STATED TASK — Copy all the data exactly, except the pictures.

EXERCISE MATERIAL —

········

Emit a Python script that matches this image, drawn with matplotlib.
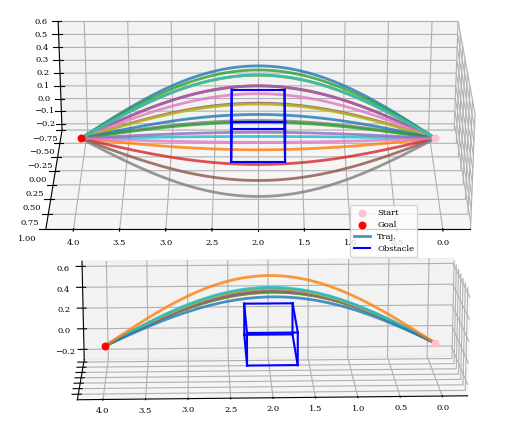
import numpy as np
import matplotlib
matplotlib.use("Agg")
import matplotlib.pyplot as plt

plt.rcParams['font.family'] = ['DejaVu Serif']
plt.rcParams['font.size'] = 6

start = (0.0, 0.0, 0.0)
goal = (4.0, 0.0, 0.0)
top_peaks = [0.55, 0.52, 0.48, 0.42, 0.38, 0.33, 0.28, 0.22, 0.18, 0.12, 0.08, 0.04, 0.0, -0.05, -0.1, -0.15, -0.2, -0.25, 0.5, 0.45]
top_lat = [0.0, 0.1, -0.1, 0.05, -0.05, 0.15, -0.15, 0.2, -0.2, 0.25, -0.25, 0.3, -0.3, 0.35, -0.35, 0.4, -0.4, 0.45, 0.05, -0.08]
bot_peaks = [0.62, 0.6, 0.58, 0.57, 0.55, 0.54, 0.52, 0.5, 0.48, 0.47, 0.6, 0.56]
bot_lat = [0.3, 0.25, 0.2, 0.15, 0.1, 0.05, 0.0, -0.05, -0.1, -0.15, 0.35, -0.2]
obs_x = (1.7, 2.3)
obs_y = (-0.3, 0.3)
obs_z = (-0.05, 0.25)
xticks = [0.0, 0.5, 1.0, 1.5, 2.0, 2.5, 3.0, 3.5, 4.0]

colors = plt.rcParams['axes.prop_cycle'].by_key()['color']
t = np.linspace(0, 1, 60)

def box(ax):
    xs, ys, zs = obs_x, obs_y, obs_z
    first = True
    for y in ys:
        for z in zs:
            ax.plot(xs, [y, y], [z, z], color='blue', lw=1.5, label='Obstacle' if first else None); first = False
    for x in xs:
        for z in zs:
            ax.plot([x, x], ys, [z, z], color='blue', lw=1.5)
        for y in ys:
            ax.plot([x, x], [y, y], zs, color='blue', lw=1.5)

def draw(ax, peaks, lats, elev, azim, legend, aspect):
    ax.patch.set_alpha(0)
    for i, (p, l) in enumerate(zip(peaks, lats)):
        s = np.sin(np.pi * t)
        ax.plot(4 * t, l * s, p * s, color=colors[i % 10], lw=2, alpha=0.8,
                label='Traj.' if i == 0 else None)
    ax.scatter(*[[v] for v in start], color='pink', s=22, label='Start', depthshade=False, zorder=10)
    ax.scatter(*[[v] for v in goal], color='red', s=22, label='Goal', depthshade=False, zorder=10)
    box(ax)
    ax.view_init(elev=elev, azim=azim)
    ax.set_xlim(-0.3, 4.3)
    ax.set_xticks(xticks)
    ax.set_box_aspect(aspect)
    ax.tick_params(pad=0)
    if legend:
        h, lab = ax.get_legend_handles_labels()
        order = [lab.index(k) for k in ['Start', 'Goal', 'Traj.', 'Obstacle']]
        ax.legend([h[i] for i in order], [lab[i] for i in order], loc='lower right',
                  bbox_to_anchor=(0.86, 0.22), fontsize=6)

fig = plt.figure(figsize=(5.3, 4.29), dpi=100)
ax2 = fig.add_axes([-0.3, -0.25, 1.6, 0.95], projection='3d', computed_zorder=False)
draw(ax2, bot_peaks, bot_lat, 15, 88, False, (4, 1.5, 1.1))
ax2.set_yticklabels([])
ax2.set_zlim(-0.3, 0.65)
ax1 = fig.add_axes([-0.3, 0.15, 1.55, 1.1], projection='3d', computed_zorder=False)
draw(ax1, top_peaks, top_lat, 25, 90, True, (4, 2.2, 1.2))
ax1.set_ylim(-0.75, 1.0)
ax1.set_yticks([-0.75, -0.5, -0.25, 0.0, 0.25, 0.5, 0.75, 1.0])
ax1.set_zlim(-0.25, 0.6)
fig.savefig('out.png', dpi=100)
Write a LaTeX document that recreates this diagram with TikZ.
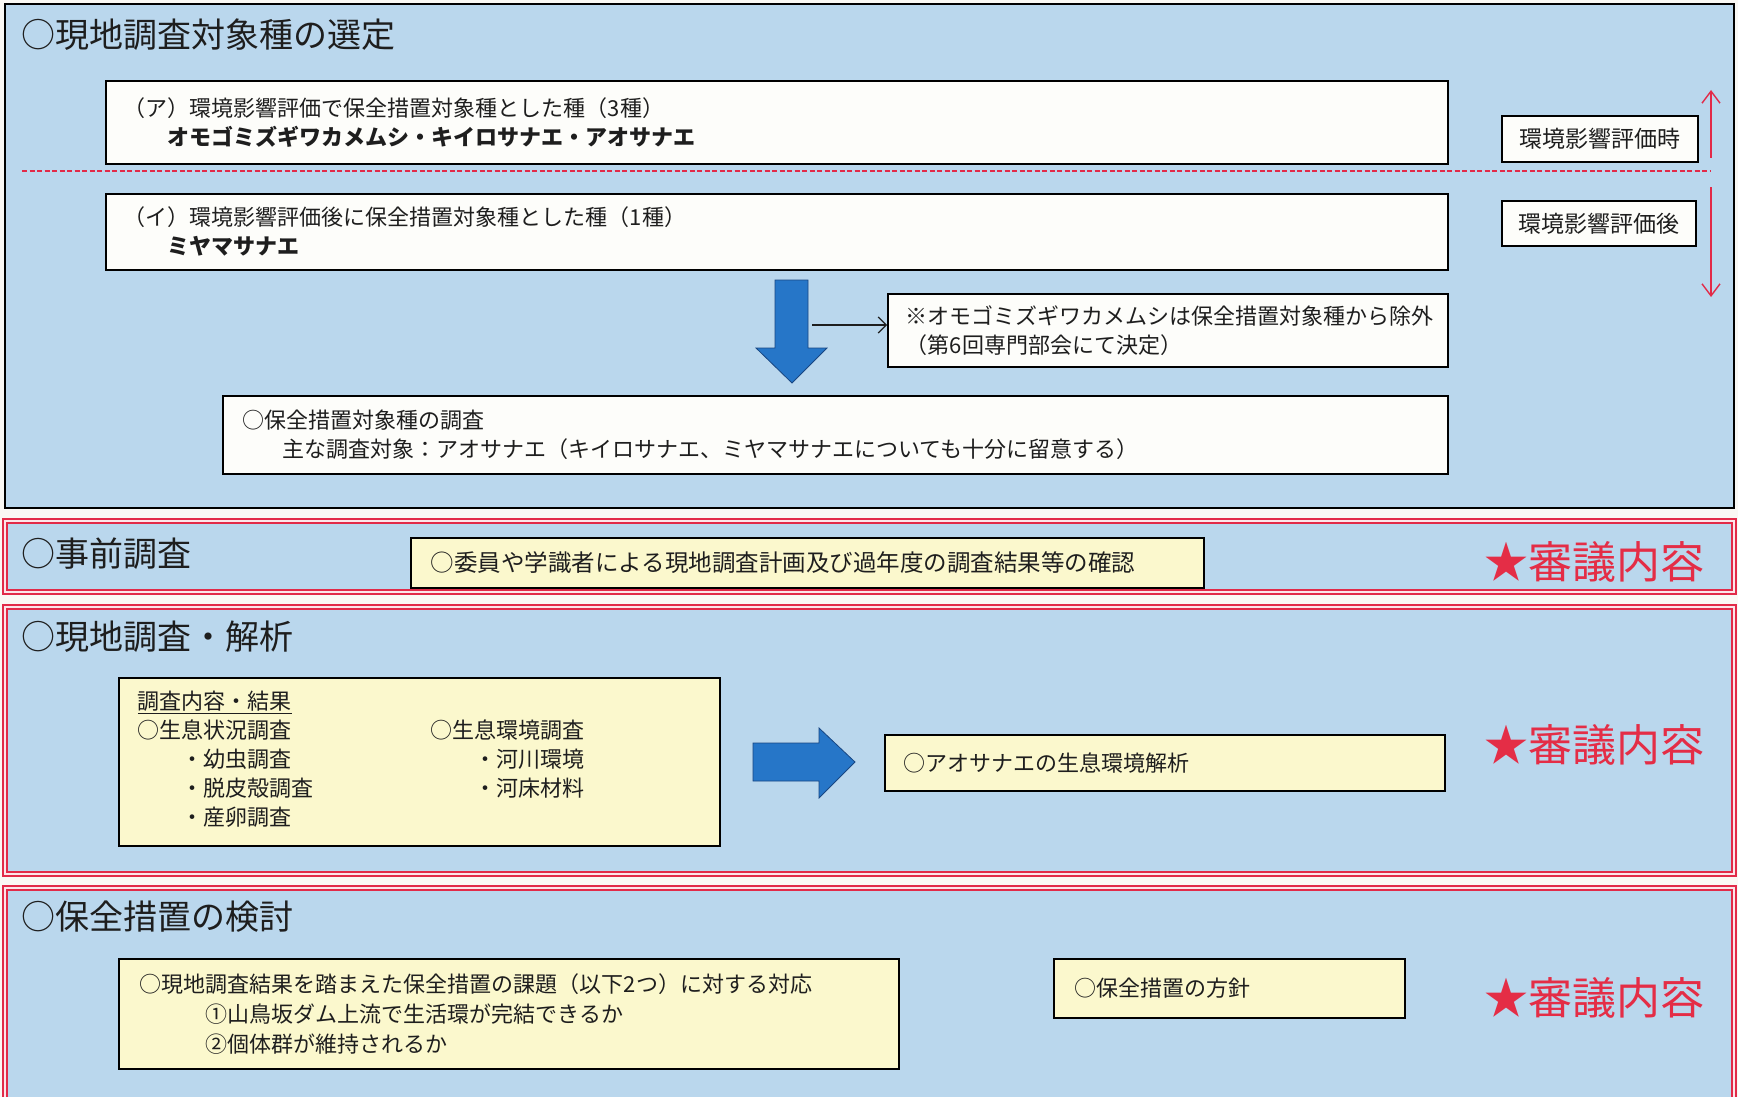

········

IN RESPONSE —
Emit a Python script that matches this image, drawn with matplotlib.
import numpy as np
import matplotlib
matplotlib.use("Agg")
import matplotlib.pyplot as plt

plt.rcParams['font.family'] = ['DejaVu Serif']
plt.rcParams['font.size'] = 6

start = (0.0, 0.0, 0.0)
goal = (4.0, 0.0, 0.0)
top_peaks = [0.55, 0.52, 0.48, 0.42, 0.38, 0.33, 0.28, 0.22, 0.18, 0.12, 0.08, 0.04, 0.0, -0.05, -0.1, -0.15, -0.2, -0.25, 0.5, 0.45]
top_lat = [0.0, 0.1, -0.1, 0.05, -0.05, 0.15, -0.15, 0.2, -0.2, 0.25, -0.25, 0.3, -0.3, 0.35, -0.35, 0.4, -0.4, 0.45, 0.05, -0.08]
bot_peaks = [0.62, 0.6, 0.58, 0.57, 0.55, 0.54, 0.52, 0.5, 0.48, 0.47, 0.6, 0.56]
bot_lat = [0.3, 0.25, 0.2, 0.15, 0.1, 0.05, 0.0, -0.05, -0.1, -0.15, 0.35, -0.2]
obs_x = (1.7, 2.3)
obs_y = (-0.3, 0.3)
obs_z = (-0.05, 0.25)
xticks = [0.0, 0.5, 1.0, 1.5, 2.0, 2.5, 3.0, 3.5, 4.0]

colors = plt.rcParams['axes.prop_cycle'].by_key()['color']
t = np.linspace(0, 1, 60)

def box(ax):
    xs, ys, zs = obs_x, obs_y, obs_z
    first = True
    for y in ys:
        for z in zs:
            ax.plot(xs, [y, y], [z, z], color='blue', lw=1.5, label='Obstacle' if first else None); first = False
    for x in xs:
        for z in zs:
            ax.plot([x, x], ys, [z, z], color='blue', lw=1.5)
        for y in ys:
            ax.plot([x, x], [y, y], zs, color='blue', lw=1.5)

def draw(ax, peaks, lats, elev, azim, legend, aspect):
    ax.patch.set_alpha(0)
    for i, (p, l) in enumerate(zip(peaks, lats)):
        s = np.sin(np.pi * t)
        ax.plot(4 * t, l * s, p * s, color=colors[i % 10], lw=2, alpha=0.8,
                label='Traj.' if i == 0 else None)
    ax.scatter(*[[v] for v in start], color='pink', s=22, label='Start', depthshade=False, zorder=10)
    ax.scatter(*[[v] for v in goal], color='red', s=22, label='Goal', depthshade=False, zorder=10)
    box(ax)
    ax.view_init(elev=elev, azim=azim)
    ax.set_xlim(-0.3, 4.3)
    ax.set_xticks(xticks)
    ax.set_box_aspect(aspect)
    ax.tick_params(pad=0)
    if legend:
        h, lab = ax.get_legend_handles_labels()
        order = [lab.index(k) for k in ['Start', 'Goal', 'Traj.', 'Obstacle']]
        ax.legend([h[i] for i in order], [lab[i] for i in order], loc='lower right',
                  bbox_to_anchor=(0.86, 0.22), fontsize=6)

fig = plt.figure(figsize=(5.3, 4.29), dpi=100)
ax2 = fig.add_axes([-0.3, -0.25, 1.6, 0.95], projection='3d', computed_zorder=False)
draw(ax2, bot_peaks, bot_lat, 15, 88, False, (4, 1.5, 1.1))
ax2.set_yticklabels([])
ax2.set_zlim(-0.3, 0.65)
ax1 = fig.add_axes([-0.3, 0.15, 1.55, 1.1], projection='3d', computed_zorder=False)
draw(ax1, top_peaks, top_lat, 25, 90, True, (4, 2.2, 1.2))
ax1.set_ylim(-0.75, 1.0)
ax1.set_yticks([-0.75, -0.5, -0.25, 0.0, 0.25, 0.5, 0.75, 1.0])
ax1.set_zlim(-0.25, 0.6)
fig.savefig('out.png', dpi=100)
Write a LaTeX document that recreates this diagram with TikZ.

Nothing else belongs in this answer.